ComposerOfAvantGarde said:


> One reason why I prefer physical scores too, I don't like printing actually even though it is one way of fixing this problem!


You can also solve this by buying a screen that you can rotate, but they are quite expensive


----------



## Il_Penseroso (Nov 20, 2010)

ComposerOfAvantGarde said:


> Which symphonies do you recommend?


My favorites among all are:

Berlioz Symphonie fantastique and Harold in Italy

Liszt Piano Concerti

Dvorak Symphonies Nos. 8 and 9

Richard Strauss Tone Poems, Series I: Don Juan, Tod und Verklaerung and Don Quixote

Richard Strauss Tone Poems, Series II: Till Eulenspiegels, Also sprach Zarathustra and Ein Heldenleben

And Ravel Daphnis et Chloe

All large format full scores, not miniatures (I have the miniature score of Messiah and honestly have found it not as easy to read  )


----------



## ComposerOfAvantGarde (Dec 2, 2011)

Haha. This is what it says in the Mahler score which just arrived today:



> This volume reprints the original published versions of both symphonies. A revised version of symphony no. 1 was published by Universal Edition in 1906 yada yada yada


Basically concludes to saying that symphony no. 1 in this version is closer to the final version than symphony no. 2. I had a read through the scherzo of 2 but that seemed very accurate to me which is good. I better check out the whole thing later.


----------



## millionrainbows (Jun 23, 2012)

I sort of 'fetish' scores as 'holy scriptures.' I just got a used collection of Baroque keyboard music, because it has "Les Misteriuse Barricades' by Couperin in it, which I'm going to learn.


----------



## Elen (Feb 24, 2015)

Hello!
I need to purchase scores for the master class. Could you please recommend reliable sites, where to purchase the scores from?
I mean the next pieces:

W.A. Mozart – Die Zauberfloete (Ouverture) 
C. M. von Weber, Ouverture d’Oberon 
L. Beethoven – Symphony No. 2 
P.Tchaikovsky – Symphony No. 5 
P.Tchaikovsky – Concerto for violin and orchestra 
S. Prokofiev – Romeo and Juliet (Suite No. 2)

Thank you in advance.


----------



## CBD (Nov 11, 2013)

Elen said:


> Hello!
> I need to purchase scores for the master class. Could you please recommend reliable sites, where to purchase the scores from?
> I mean the next pieces:
> 
> ...


Most of those should be available at imslp.org. The problem is that the quality of the scores there vary wildly, and I have yet to find an amazing edition there.

The best editions I have ever seen are from Henle (henle.com). They will probably have most of the pieces you are looking for as well. They might be overkill for what you want, and you can probably find what you are looking for cheaper.
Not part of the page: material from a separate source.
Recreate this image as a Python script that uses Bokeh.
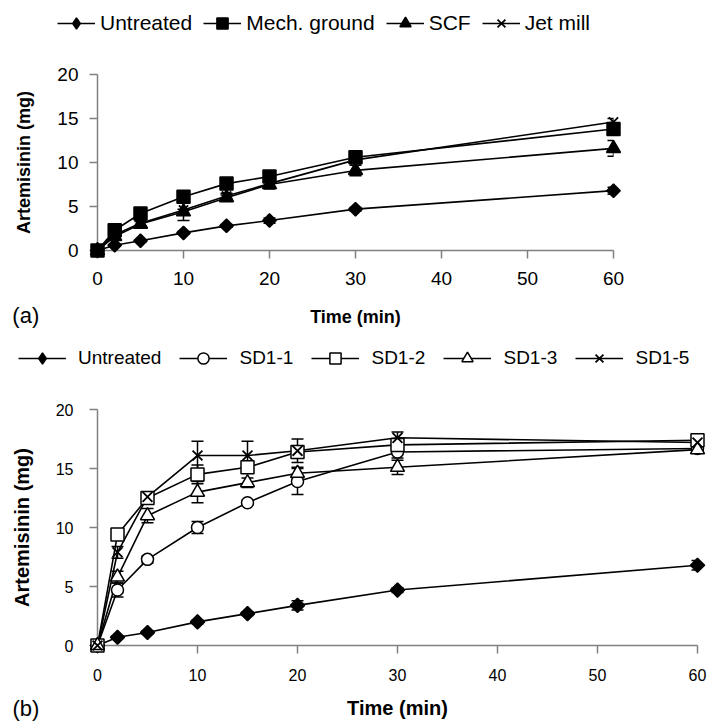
import math
from bokeh.plotting import figure
from bokeh.models import (Range1d, FixedTicker, Legend, LegendItem, Whisker,
                          TeeHead, ColumnDataSource)
from bokeh.core.properties import value
from bokeh.embed import file_html
from bokeh.resources import INLINE

FONT = "Liberation Sans"

# ---------------- data ----------------
time = [0, 2, 5, 10, 15, 20, 30, 60]
x_ticks = [0, 10, 20, 30, 40, 50, 60]
y_ticks = [0, 5, 10, 15, 20]

# panel (a)
a_labels = ["Untreated", "Mech. ground", "SCF", "Jet mill"]
a_untreated = [0, 0.6, 1.1, 2.0, 2.8, 3.4, 4.7, 6.8]
a_untreated_err = [0, 0.1, 0.1, 0.15, 0.15, 0.3, 0.2, 0.4]
a_mech = [0, 2.3, 4.2, 6.1, 7.6, 8.4, 10.6, 13.8]
a_mech_err = [0, 0.2, 0.2, 0.2, 0.2, 0.2, 0.3, 0.4]
a_scf = [0, 1.6, 3.0, 4.4, 6.0, 7.5, 9.1, 11.6]
a_scf_err = [0, 0.2, 0.3, 0.3, 0.3, 0.5, 0.6, 0.9]
a_jet = [0, 1.8, 3.1, 4.6, 6.2, 7.6, 10.3, 14.6]
a_jet_err = [0, 0.2, 0.3, 1.2, 0.3, 0.4, 0.4, 0.4]

# panel (b)
b_labels = ["Untreated", "SD1-1", "SD1-2", "SD1-3", "SD1-5"]
b_untreated = [0, 0.7, 1.1, 2.0, 2.7, 3.4, 4.7, 6.8]
b_untreated_err = [0, 0.1, 0.15, 0.15, 0.15, 0.4, 0.2, 0.4]
b_sd11 = [0, 4.7, 7.3, 10.0, 12.1, 13.9, 16.4, 16.7]
b_sd11_err = [0, 0.6, 0.3, 0.5, 0.2, 1.1, 0.5, 0.3]
b_sd12 = [0, 9.4, 12.5, 14.5, 15.1, 16.4, 17.0, 17.4]
b_sd12_err = [0, 0.3, 0.5, 0.8, 0.5, 0.5, 0.4, 0.3]
b_sd13 = [0, 5.8, 11.0, 13.0, 13.8, 14.6, 15.1, 16.6]
b_sd13_err = [0, 0.5, 0.6, 0.9, 0.4, 0.5, 0.6, 0.3]
b_sd15 = [0, 7.9, 12.6, 16.1, 16.1, 16.5, 17.6, 17.2]
b_sd15_err = [0, 0.5, 0.4, 1.2, 1.2, 1.0, 0.5, 0.3]

panel_tags = ["(a)", "(b)"]

ROT = math.pi / 4
# plot marker styles (marker, size, fill, line width, angle) per series
a_styles = [("square", 9.5, "black", 1.5, ROT), ("square", 13, "black", 1.5, 0),
            ("triangle", 14, "black", 1.5, 0), ("x", 13, "black", 1.8, 0)]
b_styles = [("square", 10, "black", 1.5, ROT), ("circle", 12, "white", 1.5, 0),
            ("square", 13, "white", 1.5, 0), ("triangle", 14, "white", 1.5, 0),
            ("x", 14, "black", 1.8, 0)]
# legend sample markers (marker, fill, line width)
a_leg_styles = [("diamond", "black", 1.5), ("square", "black", 1.5),
                ("triangle", "black", 1.5), ("x", "black", 1.8)]
b_leg_styles = [("diamond", "black", 1.5), ("circle", "white", 1.5),
                ("square", "white", 1.5), ("triangle", "white", 1.5),
                ("x", "black", 1.8)]


def style_axes(p, tick_size, title_size, tick_out, x_label_standoff,
               x_title_standoff, y_label_standoff, y_title_standoff):
    p.grid.visible = False
    p.outline_line_color = None
    p.xaxis.ticker = FixedTicker(ticks=x_ticks)
    p.yaxis.ticker = FixedTicker(ticks=y_ticks)
    for ax in (p.xaxis[0], p.yaxis[0]):
        ax.axis_line_color = "#808080"
        ax.axis_line_width = 1.5
        ax.major_tick_line_color = "#808080"
        ax.major_tick_line_width = 1.5
        ax.major_tick_out = tick_out
        ax.major_tick_in = 0
        ax.minor_tick_line_color = None
        ax.major_label_text_font = FONT
        ax.major_label_text_font_size = tick_size
        ax.major_label_text_color = "black"
        ax.axis_label_text_font = FONT
        ax.axis_label_text_font_size = title_size
        ax.axis_label_text_font_style = "bold"
        ax.axis_label_text_color = "black"
    p.xaxis.major_label_standoff = x_label_standoff
    p.xaxis.axis_label_standoff = x_title_standoff
    p.yaxis.major_label_standoff = y_label_standoff
    p.yaxis.axis_label_standoff = y_title_standoff


def add_series(p, y, err, style):
    marker, size, fill, lw, ang = style
    p.line(time, y, line_color="black", line_width=1.6)
    p.scatter(time, y, marker=marker, size=size, fill_color=fill, angle=ang,
              line_color="black", line_width=lw, level="annotation")
    base = [t for t, e in zip(time, err) if e > 0]
    up = [v + e for v, e in zip(y, err) if e > 0]
    lo = [v - e for v, e in zip(y, err) if e > 0]
    src = ColumnDataSource(dict(base=base, upper=up, lower=lo))
    w = Whisker(base="base", upper="upper", lower="lower", source=src,
                line_color="black", line_width=1.5,
                upper_head=TeeHead(size=12, line_color="black", line_width=1.5),
                lower_head=TeeHead(size=12, line_color="black", line_width=1.5))
    p.add_layout(w)


def add_tag(p, x, y, text):
    p.text(x=[x], y=[y], text=[text], text_font=value(FONT),
           text_font_size=value("22px"), text_baseline="middle",
           text_align="left", text_color="black", level="annotation")


def legend_fig(height, labels, styles, loc, glyph_width, standoff, spacing,
               font_size, label_width):
    # a strip that only carries the legend; its sample glyphs sit off-frame
    f = figure(width=711, height=height, x_range=Range1d(0, 1),
               y_range=Range1d(0, 1), output_backend="svg",
               toolbar_location=None, x_axis_location=None,
               y_axis_location=None, min_border=0,
               background_fill_color="white", border_fill_color="white")
    f.grid.visible = False
    f.outline_line_color = None
    items = []
    for lab, (marker, fill, lw) in zip(labels, styles):
        ln = f.line(x=[-5, -4], y=[-5, -5], line_color="black", line_width=1.6)
        sc = f.scatter(x=[-5], y=[-5], marker=marker, size=10, fill_color=fill,
                       line_color="black", line_width=lw)
        items.append(LegendItem(label=lab, renderers=[ln, sc]))
    leg = Legend(items=items, orientation="horizontal", location=loc,
                 border_line_color=None, background_fill_alpha=0,
                 padding=0, margin=0, spacing=spacing,
                 glyph_width=glyph_width, glyph_height=28,
                 label_standoff=standoff, label_height=28,
                 label_width=label_width, label_text_color="black",
                 label_text_font=FONT, label_text_font_size=font_size)
    f.add_layout(leg)
    return f


# ---------------- legend (a) ----------------
la = legend_fig(40, a_labels, a_leg_styles, (57, 3), 38, 5, 11, "21px", 20)

# ---------------- figure (a) ----------------
pa = figure(width=711, height=295, x_range=Range1d(0, 60), y_range=Range1d(0, 20),
            output_backend="svg", toolbar_location=None,
            min_border_left=97, min_border_right=98, min_border_top=34,
            min_border_bottom=85, background_fill_color="white",
            border_fill_color="white",
            x_axis_label="Time (min)", y_axis_label="Artemisinin (mg)")
style_axes(pa, "19px", "18px", 8, 13, 19, 11, 20)
for y, e, s in zip([a_untreated, a_mech, a_scf, a_jet],
                   [a_untreated_err, a_mech_err, a_scf_err, a_jet_err], a_styles):
    add_series(pa, y, e, s)
add_tag(pa, -9.9, -7.4, panel_tags[0])

# ---------------- legend (b) ----------------
lb = legend_fig(50, b_labels, b_leg_styles, (18, 13), 48, 12, 18, "19px", 54)

# ---------------- figure (b) ----------------
pb = figure(width=711, height=337, x_range=Range1d(0, 60), y_range=Range1d(0, 20),
            output_backend="svg", toolbar_location=None,
            min_border_left=97, min_border_right=14, min_border_top=24,
            min_border_bottom=77, background_fill_color="white",
            border_fill_color="white",
            x_axis_label="Time (min)", y_axis_label="Artemisinin (mg)")
style_axes(pb, "16px", "20px", 8, 15, 13, 16, 20)
for y, e, s in zip([b_untreated, b_sd11, b_sd12, b_sd13, b_sd15],
                   [b_untreated_err, b_sd11_err, b_sd12_err, b_sd13_err, b_sd15_err],
                   b_styles):
    add_series(pb, y, e, s)
add_tag(pb, -8.5, -5.3, panel_tags[1])

open("out.html", "w").write(file_html([la, pa, lb, pb], INLINE))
For the Prokofiev, I know Sikorski (sikorski.de) has many Prokofiev scores. I have two Prokofiev scores from them that range from decent (Sonata no. 7), to horrible (Piano Concerto no. 4), so I can't guarantee that what you get from them will be good.

Otherwise, I would recommending searching around on the internet and seeing what looks good. If you only want piano reductions, make sure to get those, and not the full scores.

Good luck,
CBD


----------



## Elen (Feb 24, 2015)

Thank you very much!


----------



## John Kiunke (Mar 25, 2016)

I like Henle and Wiener-Urtext, but I only buy piano music. If there are any beginner pianists out there, DON'T GET SCHIRMER OR KALMUS! They are not durable, they never lay flat, they aren't often printed very well, and numerous other shortcomings.


----------



## Pugg (Aug 8, 2014)

John Kiunke said:


> I like Henle and Wiener-Urtext, but I only buy piano music. If there are any beginner pianists out there, DON'T GET SCHIRMER OR KALMUS! They are not durable, they never lay flat, they aren't often printed very well, and numerous other shortcomings.


Good to know


----------